With the Internet of Things era in full swing, many people are eager to install smart technology in their homes. But not everyone is quite as eager to pay the often hefty cost of swapping out existing devices for entirely new ones.
That’s the theory behind the Roost smart battery, which goes on sale today, bringing connectivity and wireless control via a smartphone app to existing smoke alarms and carbon monoxide detectors. It promises you a good five years without having to experience the annoying 3 a.m. chirping caused by standard batteries in their death throes.
Roost’s battery looks and feels exactly like a standard 9-volt battery, and that’s the point—since it plugs right into most existing smoke alarm or carbon monoxide detectors. But while it may have a 9-volt form factor, it’s actually a powerful lithium-ion system that users can operate with an iOS or Android app, using their phone to see which alarm is sounding, or when it’s stopped sounding, or turn an alarm off.
Starting today, Roost is selling the devices on its website, and on Amazon, for $35 each, or $65 for a two-pack. The company plans on shipping in September.
According to Roost, there are 350 million existing smoke alarms in the United States today, of which 20% are non-functioning, often because people haven’t replaced their dead 9-volt batteries. That has led to a rising interest in moving away from traditional systems, much in the way people have begun adopting smart thermostats.
After making a splash with its learning thermostat in 2011, Nest became the standard-bearer for the then-nascent Internet of Things industry. In 2013, it launched the Protect, a smart smoke alarm and carbon monoxide detector. Google then bought Nest in 2014 for $3.2 billion in 2014, partly on the strength of those products and the buzz they created.
But with the average American home having three smoke alarms, and Nest Protect now costing $99 apiece—it cost $129 at launch—it can be pricey to install all-new smart tech throughout the house. With Roost’s model, however, retrofitting (the company’s chosen word for replacing) three existing smoke alarms would cost just $100.
And Roost isn’t the only company pushing retrofitting as a strategy. Leeo sells a nightlight that can send alerts if your smoke alarm or carbon monoxide detector goes off; Smart lock companies like August and Danalock make devices that slide over an existing door lock; and Logitech has turned the TV remote into a smart home controller.
"Traditionally, the smart home market has been dominated by manufacturers selling what I call shiny white gadgets, typically costing hundreds of dollars" Roost CEO Roel Peeters told Fast Company. "That’s been fascinating, and the direction people in industry have been going. We think that’s not very mainstream. That’s why our approach…is leveraging what you have already, the smoke alarm you have, the Wi-Fi access you have, and the phone you have."
Roost says its batteries are designed to last five years, five times longer than the standard alkaline 9-volt model. Asked what happens if the company is not around in five years, Peeters acknowledged there’s no way to guarantee his Sunnyvale, California startup will survive. But he added that it is already selling replacement packs, for $15 apiece. Talk about planning ahead.

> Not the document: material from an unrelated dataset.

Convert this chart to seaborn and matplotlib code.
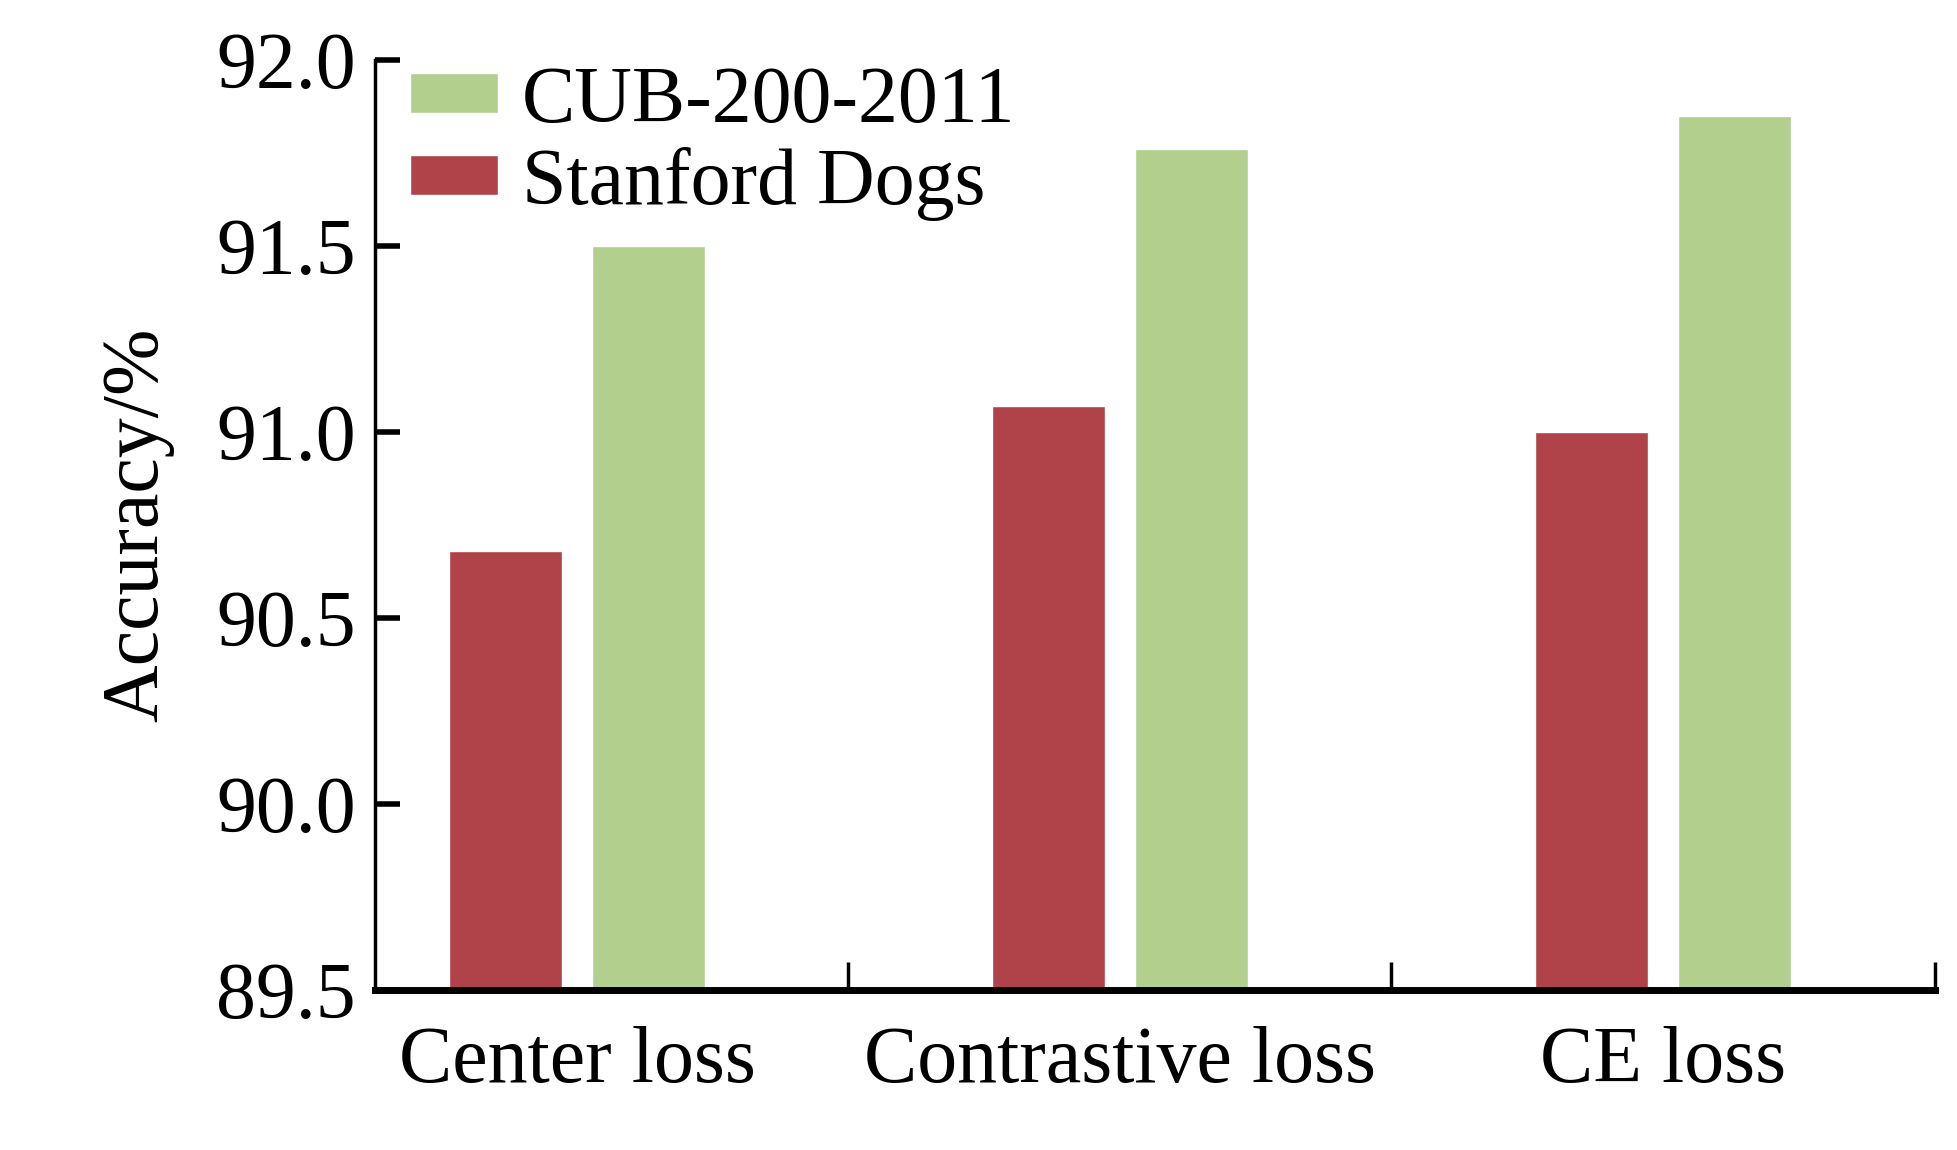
import pandas as pd
import matplotlib
matplotlib.use("Agg")
import matplotlib.pyplot as plt
import seaborn as sns
from matplotlib.ticker import FixedLocator

# data
losses = ["Center loss", "Contrastive loss", "CE loss"]
stanford_dogs = [90.68, 91.07, 91.00]
cub_200_2011 = [91.50, 91.76, 91.85]
datasets = ["Stanford Dogs", "CUB-200-2011"]
y_ticks = [89.5, 90.0, 90.5, 91.0, 91.5, 92.0]

df = pd.DataFrame({
    "loss": losses * 2,
    "dataset": [datasets[0]] * 3 + [datasets[1]] * 3,
    "acc": stanford_dogs + cub_200_2011,
})

sns.set_style("ticks")
plt.rcParams["font.family"] = ["Liberation Serif", "DejaVu Serif"]
plt.rcParams["text.color"] = "black"
plt.rcParams["axes.labelcolor"] = "black"
plt.rcParams["xtick.color"] = "black"
plt.rcParams["ytick.color"] = "black"
plt.rcParams["axes.edgecolor"] = "black"

palette = {"Stanford Dogs": "#B0424A", "CUB-200-2011": "#B2CF8E"}
fs = 57.5

fig = plt.figure(figsize=(19.58, 11.5), dpi=100)
ax = fig.add_axes([0.1915, 0.139, 0.7965, 0.809])

sns.barplot(data=df, x="loss", y="acc", hue="dataset", order=losses,
            hue_order=datasets, palette=palette, width=0.525, gap=0.21,
            saturation=1, errorbar=None, ax=ax)

ax.set_ylim(89.5, 92.0)
ax.set_xlim(-0.372, 2.5)
ax.set_yticks(y_ticks)
ax.set_yticklabels([f"{v:.1f}" for v in y_ticks], fontsize=fs)
ax.set_xticks(range(len(losses)))
ax.set_xticklabels(losses, fontsize=fs)
ax.xaxis.set_minor_locator(FixedLocator([0.5, 1.5, 2.5]))
ax.tick_params(axis="x", which="major", length=0, pad=26)
ax.tick_params(axis="x", which="minor", direction="in", length=20, width=2.5)
ax.tick_params(axis="y", direction="in", length=18, width=4, pad=14)

ax.set_xlabel("")
ax.set_ylabel("Accuracy/%", fontsize=fs, labelpad=30)

for s in ["top", "right"]:
    ax.spines[s].set_visible(False)
ax.spines["left"].set_linewidth(2.5)
ax.spines["bottom"].set_linewidth(5)

handles, labels = ax.get_legend_handles_labels()
ax.legend(handles[::-1], labels[::-1], loc="upper left", frameon=False,
          fontsize=fs, handlelength=1.1, handleheight=0.4,
          handletextpad=0.3, labelspacing=0.1,
          bbox_to_anchor=(-0.008, 1.045), borderaxespad=0.2)

fig.savefig("out.png", dpi=100)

Peeters argued the expertise of Roost’s team—"we all have 20-plus years of experience in this business"—along with $1 million in angel financing raised last year, a nearly-$100,000 Kickstarter campaign, and $5 million in A-round financing it is trying to raise now—will help the company succeed. But Silicon Valley is fickle, and of course, 90% of all startups fail.
Will Roost be part of the 10% that succeed? It’s hard to know, but clearly people want smart devices, and the company’s battery is a clever approach to helping people get them without spending a fortune.
What’s missing is the sexy design that no doubt helped Nest become a media darling—plus the Apple pedigree of its founders—since once they install the Roost battery, people will still be looking at the same smoke detector they’ve always had.
But Roost’s research suggests 60% of Americans rank smart smoke alarms as their primary smart home priority, and perhaps more important, women surveyed by the company rated it 8 out of 10 on a scale of how likely they would be to recommend it to a friend.
Roost knows it can’t compete with Nest’s marketing budget, but it thinks the average consumer is less concerned with sleek design than with protecting their home, and at a budget price. And it’s got 350 million smoke alarms out there that it hopes will prove its point. Time will tell.